What the task requires.
Everything in the data should be repeated exactly, save for the images.

Data provided.
+===+

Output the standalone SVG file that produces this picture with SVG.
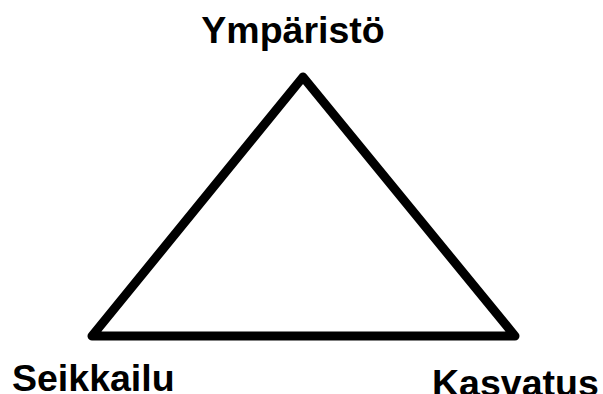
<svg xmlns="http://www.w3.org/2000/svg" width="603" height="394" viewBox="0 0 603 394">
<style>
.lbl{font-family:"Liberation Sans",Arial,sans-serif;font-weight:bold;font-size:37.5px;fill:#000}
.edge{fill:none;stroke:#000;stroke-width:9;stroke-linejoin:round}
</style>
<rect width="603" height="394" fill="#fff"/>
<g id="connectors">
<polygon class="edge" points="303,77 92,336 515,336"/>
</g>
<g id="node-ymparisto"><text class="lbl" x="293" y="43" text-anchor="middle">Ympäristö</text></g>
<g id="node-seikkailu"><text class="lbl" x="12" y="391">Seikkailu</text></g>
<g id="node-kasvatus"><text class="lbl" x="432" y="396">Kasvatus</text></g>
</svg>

+===+

Response to this task.
Output the standalone SVG file that produces this picture with SVG.
<svg xmlns="http://www.w3.org/2000/svg" width="603" height="394" viewBox="0 0 603 394">
<style>
.lbl{font-family:"Liberation Sans",Arial,sans-serif;font-weight:bold;font-size:37.5px;fill:#000}
.edge{fill:none;stroke:#000;stroke-width:9;stroke-linejoin:round}
</style>
<rect width="603" height="394" fill="#fff"/>
<g id="connectors">
<polygon class="edge" points="303,77 92,336 515,336"/>
</g>
<g id="node-ymparisto"><text class="lbl" x="293" y="43" text-anchor="middle">Ympäristö</text></g>
<g id="node-seikkailu"><text class="lbl" x="12" y="391">Seikkailu</text></g>
<g id="node-kasvatus"><text class="lbl" x="432" y="396">Kasvatus</text></g>
</svg>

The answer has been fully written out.